start
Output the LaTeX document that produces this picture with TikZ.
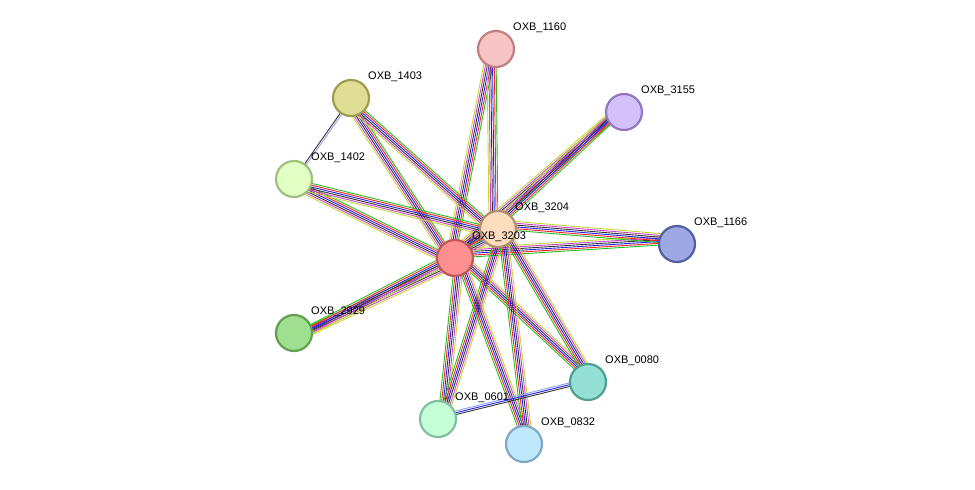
\documentclass[tikz,border=0pt]{standalone}
\usepackage{fontspec}
\setmainfont{Liberation Sans}
\usetikzlibrary{calc}
\definecolor{cg}{HTML}{22C022}
\definecolor{cr}{HTML}{FF2020}
\definecolor{cb}{HTML}{2020FF}
\definecolor{ck}{HTML}{333333}
\definecolor{cm}{HTML}{D040D0}
\definecolor{cy}{HTML}{C0D830}
\definecolor{cl}{HTML}{8FA0F0}
\newcommand{\bund}[3]{%
  \foreach \col [count=\i] in {#3} {
    \pgfmathsetmacro{\off}{1.8*(\i-1)}
    \draw[line width=0.9pt,draw=\col] ($(#1)!\off pt!90:(#2)$) -- ($(#2)!\off pt!-90:(#1)$);
  }}
\tikzset{nd/.style={circle,minimum size=36pt,inner sep=0pt,line width=2.2pt},
lb/.style={anchor=south west,font=\fontsize{11}{11}\selectfont,inner sep=1pt}}
\begin{document}
\begin{tikzpicture}[x=1pt,y=-1pt]
\useasboundingbox (0,0) rectangle (975,490);
\coordinate (p3203) at (455,258);
\coordinate (p3204) at (498,229);
\coordinate (p1160) at (496,49);
\coordinate (p3155) at (624,112);
\coordinate (p1403) at (351,98);
\coordinate (p1402) at (294,179);
\coordinate (p1166) at (677,244);
\coordinate (p2929) at (294,333);
\coordinate (p0080) at (588,382);
\coordinate (p0601) at (438,419);
\coordinate (p0832) at (524,444);
\foreach \t in {1160,3155,1403,1402,1166,2929,0080,0601,0832}{
  \bund{p3203}{p\t}{cg,cr,cb,ck,cm,cy}
  \bund{p3204}{p\t}{cg,cr,cb,ck,cm,cy}
}
\bund{p3203}{p3204}{cg,cr,cb,ck,cm,cy}
\bund{p1403}{p1402}{ck,cl}
\bund{p0601}{p0080}{ck,cb,cl}
\node[nd,fill={rgb,255:red,255;green,144;blue,144},draw={rgb,255:red,192;green,88;blue,88}] (n3203) at (p3203) {};
\node[nd,fill={rgb,255:red,253;green,221;blue,190},draw={rgb,255:red,176;green,144;blue,112}] (n3204) at (p3204) {};
\node[nd,fill={rgb,255:red,246;green,196;blue,196},draw={rgb,255:red,192;green,128;blue,128}] (n1160) at (p1160) {};
\node[nd,fill={rgb,255:red,212;green,192;blue,250},draw={rgb,255:red,144;green,120;blue,192}] (n3155) at (p3155) {};
\node[nd,fill={rgb,255:red,224;green,222;blue,150},draw={rgb,255:red,160;green,156;blue,80}] (n1403) at (p1403) {};
\node[nd,fill={rgb,255:red,226;green,255;blue,196},draw={rgb,255:red,160;green,192;blue,128}] (n1402) at (p1402) {};
\node[nd,fill={rgb,255:red,158;green,168;blue,228},draw={rgb,255:red,80;green,96;blue,160}] (n1166) at (p1166) {};
\node[nd,fill={rgb,255:red,160;green,222;blue,144},draw={rgb,255:red,96;green,160;blue,80}] (n2929) at (p2929) {};
\node[nd,fill={rgb,255:red,148;green,224;blue,214},draw={rgb,255:red,80;green,160;blue,144}] (n0080) at (p0080) {};
\node[nd,fill={rgb,255:red,196;green,255;blue,216},draw={rgb,255:red,128;green,192;blue,160}] (n0601) at (p0601) {};
\node[nd,fill={rgb,255:red,192;green,232;blue,252},draw={rgb,255:red,128;green,168;blue,196}] (n0832) at (p0832) {};
\foreach \t/\s in {3203/OXB\_3203,3204/OXB\_3204,1160/OXB\_1160,3155/OXB\_3155,1403/OXB\_1403,1402/OXB\_1402,1166/OXB\_1166,2929/OXB\_2929,0080/OXB\_0080,0601/OXB\_0601,0832/OXB\_0832}
  \node[lb] (l\t) at ($(p\t)+(16,-15)$) {\s};
\end{tikzpicture}
\end{document}
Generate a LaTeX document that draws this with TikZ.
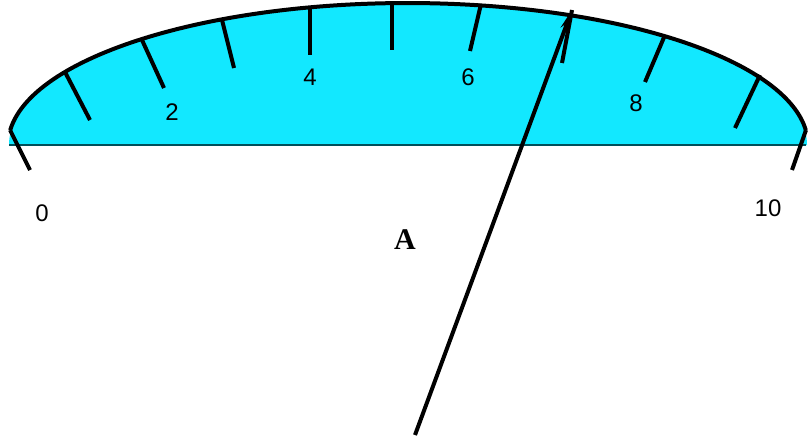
\documentclass[tikz,border=0pt]{standalone}
\usepackage{fontspec}
\setmainfont{Liberation Sans}
\newfontfamily\serifbold{Liberation Serif}
\usepackage{tikz}
\usetikzlibrary{arrows.meta, arrows}

\definecolor{dialcyan}{RGB}{18,232,255}
\definecolor{dialedge}{RGB}{0,80,90}

\begin{document}
\begin{tikzpicture}[x=1pt,y=-1pt,>={Stealth[length=20pt,width=9pt]},
    scalenum/.style={font=\fontsize{24}{24}\selectfont},
    tickmark/.style={line width=4pt}]
    \useasboundingbox (0,0) rectangle (808,444);

    % dial face
    \fill[dialcyan] (9,145) arc[start angle=180,end angle=360,x radius=399,y radius=142] -- cycle;
    \draw[dialedge,line width=1.5pt] (9,145) -- (806,145);
    \draw[line width=4pt] (10.2,130.2) arc[start angle=186,end angle=354,x radius=400,y radius=142];

    % scale marks
    \foreach \ox/\oy/\ix/\iy in {10/130/30/170, 65/72/90/120, 142/40/164/88,
        222/20/234/68, 310/6/310/55, 392/4/392/50, 481/4/470/51,
        572/10/562/63, 665/35/645/82, 760/75/735/128, 806/130/792/170}
        \draw[tickmark] (\ox,\oy) -- (\ix,\iy);

    \node[scalenum] (n0) at (42,213) {0};
    \node[scalenum] (n2) at (172,112) {2};
    \node[scalenum] (n4) at (310,77) {4};
    \node[scalenum] (n6) at (468,77) {6};
    \node[scalenum] (n8) at (636,103) {8};
    \node[scalenum] (n10) at (768,208) {10};
    \node[font=\serifbold\bfseries\fontsize{30}{30}\selectfont] (lblA) at (405,240) {A};

    % pointer
    \coordinate (pivot) at (415,435);
    \coordinate (tip) at (572,10);
    \draw[->,line width=4pt] (pivot) -- (tip);
\end{tikzpicture}
\end{document}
end
◆ **Set exercise**: Repeat the material above in full and exactly, omitting the pictures.

◆ **Response to the task**:
Output the LaTeX document that produces this picture with TikZ.
\documentclass[tikz,border=0pt]{standalone}
\usepackage{fontspec}
\setmainfont{Liberation Sans}
\usetikzlibrary{calc}
\definecolor{cg}{HTML}{22C022}
\definecolor{cr}{HTML}{FF2020}
\definecolor{cb}{HTML}{2020FF}
\definecolor{ck}{HTML}{333333}
\definecolor{cm}{HTML}{D040D0}
\definecolor{cy}{HTML}{C0D830}
\definecolor{cl}{HTML}{8FA0F0}
\newcommand{\bund}[3]{%
  \foreach \col [count=\i] in {#3} {
    \pgfmathsetmacro{\off}{1.8*(\i-1)}
    \draw[line width=0.9pt,draw=\col] ($(#1)!\off pt!90:(#2)$) -- ($(#2)!\off pt!-90:(#1)$);
  }}
\tikzset{nd/.style={circle,minimum size=36pt,inner sep=0pt,line width=2.2pt},
lb/.style={anchor=south west,font=\fontsize{11}{11}\selectfont,inner sep=1pt}}
\begin{document}
\begin{tikzpicture}[x=1pt,y=-1pt]
\useasboundingbox (0,0) rectangle (975,490);
\coordinate (p3203) at (455,258);
\coordinate (p3204) at (498,229);
\coordinate (p1160) at (496,49);
\coordinate (p3155) at (624,112);
\coordinate (p1403) at (351,98);
\coordinate (p1402) at (294,179);
\coordinate (p1166) at (677,244);
\coordinate (p2929) at (294,333);
\coordinate (p0080) at (588,382);
\coordinate (p0601) at (438,419);
\coordinate (p0832) at (524,444);
\foreach \t in {1160,3155,1403,1402,1166,2929,0080,0601,0832}{
  \bund{p3203}{p\t}{cg,cr,cb,ck,cm,cy}
  \bund{p3204}{p\t}{cg,cr,cb,ck,cm,cy}
}
\bund{p3203}{p3204}{cg,cr,cb,ck,cm,cy}
\bund{p1403}{p1402}{ck,cl}
\bund{p0601}{p0080}{ck,cb,cl}
\node[nd,fill={rgb,255:red,255;green,144;blue,144},draw={rgb,255:red,192;green,88;blue,88}] (n3203) at (p3203) {};
\node[nd,fill={rgb,255:red,253;green,221;blue,190},draw={rgb,255:red,176;green,144;blue,112}] (n3204) at (p3204) {};
\node[nd,fill={rgb,255:red,246;green,196;blue,196},draw={rgb,255:red,192;green,128;blue,128}] (n1160) at (p1160) {};
\node[nd,fill={rgb,255:red,212;green,192;blue,250},draw={rgb,255:red,144;green,120;blue,192}] (n3155) at (p3155) {};
\node[nd,fill={rgb,255:red,224;green,222;blue,150},draw={rgb,255:red,160;green,156;blue,80}] (n1403) at (p1403) {};
\node[nd,fill={rgb,255:red,226;green,255;blue,196},draw={rgb,255:red,160;green,192;blue,128}] (n1402) at (p1402) {};
\node[nd,fill={rgb,255:red,158;green,168;blue,228},draw={rgb,255:red,80;green,96;blue,160}] (n1166) at (p1166) {};
\node[nd,fill={rgb,255:red,160;green,222;blue,144},draw={rgb,255:red,96;green,160;blue,80}] (n2929) at (p2929) {};
\node[nd,fill={rgb,255:red,148;green,224;blue,214},draw={rgb,255:red,80;green,160;blue,144}] (n0080) at (p0080) {};
\node[nd,fill={rgb,255:red,196;green,255;blue,216},draw={rgb,255:red,128;green,192;blue,160}] (n0601) at (p0601) {};
\node[nd,fill={rgb,255:red,192;green,232;blue,252},draw={rgb,255:red,128;green,168;blue,196}] (n0832) at (p0832) {};
\foreach \t/\s in {3203/OXB\_3203,3204/OXB\_3204,1160/OXB\_1160,3155/OXB\_3155,1403/OXB\_1403,1402/OXB\_1402,1166/OXB\_1166,2929/OXB\_2929,0080/OXB\_0080,0601/OXB\_0601,0832/OXB\_0832}
  \node[lb] (l\t) at ($(p\t)+(16,-15)$) {\s};
\end{tikzpicture}
\end{document}
Generate a LaTeX document that draws this with TikZ.
\documentclass[tikz,border=0pt]{standalone}
\usepackage{fontspec}
\setmainfont{Liberation Sans}
\newfontfamily\serifbold{Liberation Serif}
\usepackage{tikz}
\usetikzlibrary{arrows.meta, arrows}

\definecolor{dialcyan}{RGB}{18,232,255}
\definecolor{dialedge}{RGB}{0,80,90}

\begin{document}
\begin{tikzpicture}[x=1pt,y=-1pt,>={Stealth[length=20pt,width=9pt]},
    scalenum/.style={font=\fontsize{24}{24}\selectfont},
    tickmark/.style={line width=4pt}]
    \useasboundingbox (0,0) rectangle (808,444);

    % dial face
    \fill[dialcyan] (9,145) arc[start angle=180,end angle=360,x radius=399,y radius=142] -- cycle;
    \draw[dialedge,line width=1.5pt] (9,145) -- (806,145);
    \draw[line width=4pt] (10.2,130.2) arc[start angle=186,end angle=354,x radius=400,y radius=142];

    % scale marks
    \foreach \ox/\oy/\ix/\iy in {10/130/30/170, 65/72/90/120, 142/40/164/88,
        222/20/234/68, 310/6/310/55, 392/4/392/50, 481/4/470/51,
        572/10/562/63, 665/35/645/82, 760/75/735/128, 806/130/792/170}
        \draw[tickmark] (\ox,\oy) -- (\ix,\iy);

    \node[scalenum] (n0) at (42,213) {0};
    \node[scalenum] (n2) at (172,112) {2};
    \node[scalenum] (n4) at (310,77) {4};
    \node[scalenum] (n6) at (468,77) {6};
    \node[scalenum] (n8) at (636,103) {8};
    \node[scalenum] (n10) at (768,208) {10};
    \node[font=\serifbold\bfseries\fontsize{30}{30}\selectfont] (lblA) at (405,240) {A};

    % pointer
    \coordinate (pivot) at (415,435);
    \coordinate (tip) at (572,10);
    \draw[->,line width=4pt] (pivot) -- (tip);
\end{tikzpicture}
\end{document}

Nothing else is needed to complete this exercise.